All too familiar . . .

Bill Moyers will be retiring from TV in the spring. I’ll miss him.

Last night’s show was an hour examination of Lyndon Johnson’s painful journey to a course of action in Vietnam in the first year of his presidency. There were taped conversations – agonizing conversations – with Fulbright, McNamara, Russell, Bundy, Mansfield. No one, not a one, had a clear idea of what to do or even a favored course of action. And all the while of course, the hawks and the generals were calling for troops – for escalation.

Ultimately, it was the thrust of events that forced a decision.

Here’s Moyers (being as good as he gets):

Now in a different world, at a different time, and with a different president, we face the prospect of enlarging a different war. But once again we’re fighting in remote provinces against an enemy who can bleed us slowly and wait us out, because he will still be there when we are gone.

Once again, we are caught between warring factions in a country where other foreign powers fail before us.

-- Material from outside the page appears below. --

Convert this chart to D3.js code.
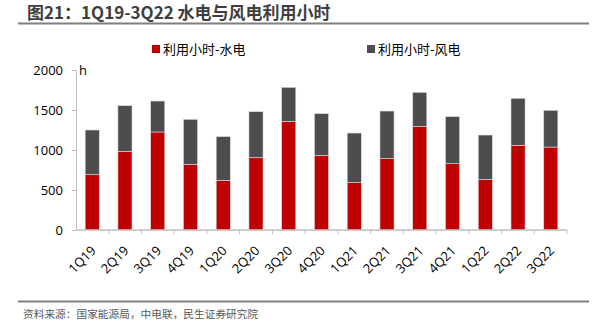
<!DOCTYPE html>
<html>
<head>
<meta charset="utf-8">
<script src="https://cdn.jsdelivr.net/npm/d3@7"></script>
<style>
  body { margin: 0; background: #fff; }
  svg { display: block; font-family: "Noto Sans CJK SC", "Noto Sans", sans-serif; }
</style>
</head>
<body>
<svg id="chart" width="596" height="331"></svg>
<script>
// quarterly utilisation hours
var quarters = ["1Q19","2Q19","3Q19","4Q19","1Q20","2Q20","3Q20","4Q20","1Q21","2Q21","3Q21","4Q21","1Q22","2Q22","3Q22"]
var hydroHours = [691, 983, 1225, 821, 621, 908, 1358, 933, 596, 896, 1296, 829, 633, 1058, 1037]
var windHours = [559, 571, 387, 562, 546, 571, 425, 521, 616, 591, 425, 588, 554, 588, 459]
var yTicks = [0, 500, 1000, 1500, 2000]
var seriesNames = ["利用小时-水电", "利用小时-风电"]
var colors = ["#c00000", "#4d4d4f"]

var svg = d3.select("#chart")

// title + rule under it
svg.append("text")
  .attr("x", 27).attr("y", 19)
  .style("font-size", "17px").style("font-weight", "bold").style("fill", "#3f3f3f")
  .text("图21：1Q19-3Q22 水电与风电利用小时")
svg.append("line")
  .attr("x1", 18).attr("x2", 589).attr("y1", 23.5).attr("y2", 23.5)
  .style("stroke", "#7f7f7f").style("stroke-width", 2)

var plotLeft = 76, plotRight = 567, plotTop = 70, plotBottom = 230

var x = d3.scaleBand().domain(quarters).range([plotLeft, plotRight]).paddingInner(0.57).paddingOuter(0.28)
var band = d3.scaleBand().domain(quarters).range([plotLeft, plotRight])
var y = d3.scaleLinear().domain([0, 2000]).range([plotBottom, plotTop])

var rows = quarters.map(function(q, i){
  return {q: q, hydro: hydroHours[i], wind: windHours[i]}
})
var stacked = d3.stack().keys(["hydro", "wind"])(rows)

// bars
svg.append("g")
  .selectAll("g")
  .data(stacked)
  .enter()
  .append("g")
  .style("fill", function(d, i){ return colors[i] })
  .selectAll("rect")
  .data(function(d){ return d })
  .enter()
  .append("rect")
  .attr("x", function(d){ return x(d.data.q) })
  .attr("y", function(d){ return y(d[1]) })
  .attr("width", x.bandwidth())
  .attr("height", function(d){ return y(d[0]) - y(d[1]) })
  .style("stroke", "#d9d9d9").style("stroke-width", 0.6)

// y axis
var yAxis = d3.axisLeft(y).tickValues(yTicks).tickFormat(d3.format("d")).tickSize(4).tickSizeOuter(0)
var yg = svg.append("g")
  .attr("transform", "translate(" + plotLeft + ",0)")
  .call(yAxis)
yg.select(".domain").style("stroke", "#bfbfbf")
yg.selectAll(".tick line").style("stroke", "#bfbfbf")
yg.selectAll(".tick text")
  .attr("x", -13)
  .style("font-size", "13px").style("fill", "#000")
  .style("font-family", "'Open Sans', 'Noto Sans', sans-serif")

svg.append("text")
  .attr("x", 79).attr("y", 75)
  .style("font-size", "13px")
  .style("font-family", "'Open Sans', 'Noto Sans', sans-serif")
  .text("h")

// x axis: ticks sit on band edges
var xg = svg.append("g").attr("transform", "translate(0," + plotBottom + ")")
xg.append("line")
  .attr("x1", plotLeft).attr("x2", plotRight)
  .style("stroke", "#bfbfbf").style("stroke-width", 1.5)
xg.selectAll(".edge")
  .data(quarters)
  .enter()
  .append("line")
  .attr("x1", function(d){ return band(d) + band.step() })
  .attr("x2", function(d){ return band(d) + band.step() })
  .attr("y1", 0).attr("y2", 4)
  .style("stroke", "#bfbfbf")
xg.selectAll(".lbl")
  .data(quarters)
  .enter()
  .append("text")
  .attr("transform", function(d){
    return "translate(" + (band(d) + band.bandwidth() / 2 - 2) + ",15) rotate(-45)"
  })
  .attr("text-anchor", "end")
  .attr("dy", "0.7em")
  .style("font-size", "13px")
  .style("font-family", "'Open Sans', 'Noto Sans', sans-serif")
  .text(function(d){ return d })

// legend
var legendX = [152, 367]
seriesNames.forEach(function(name, i){
  svg.append("rect")
    .attr("x", legendX[i]).attr("y", 45)
    .attr("width", 8).attr("height", 8)
    .style("fill", colors[i])
  svg.append("text")
    .attr("x", legendX[i] + 11).attr("y", 54)
    .style("font-size", "13px").style("fill", "#000")
    .text(name)
})

// source footer
svg.append("line")
  .attr("x1", 18).attr("x2", 589).attr("y1", 301.5).attr("y2", 301.5)
  .style("stroke", "#7f7f7f").style("stroke-width", 2)
svg.append("text")
  .attr("x", 23).attr("y", 318)
  .style("font-size", "10.7px").style("fill", "#595959")
  .text("资料来源：国家能源局，中电联，民生证券研究院")
</script>
</body>
</html>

Once again, every setback brings a call for more troops, although no one can say how long they will be there or what it means to win. Once again, the government we are trying to help is hopelessly corrupt and incompetent.

And once again, a President pushing for critical change at home is being pressured to stop dithering, be tough, show he’s got the guts, by sending young people seven thousand miles from home to fight and die, while their own country is coming apart.

And once again, the loudest case for enlarging the war is being made by those who will not have to fight it, who will be safely in their beds while the war grinds on. And once again, a small circle of advisers debates the course of action, but one man will make the decision.

We will never know what would have happened if Lyndon Johnson had said no to more war. We know what happened because he said yes.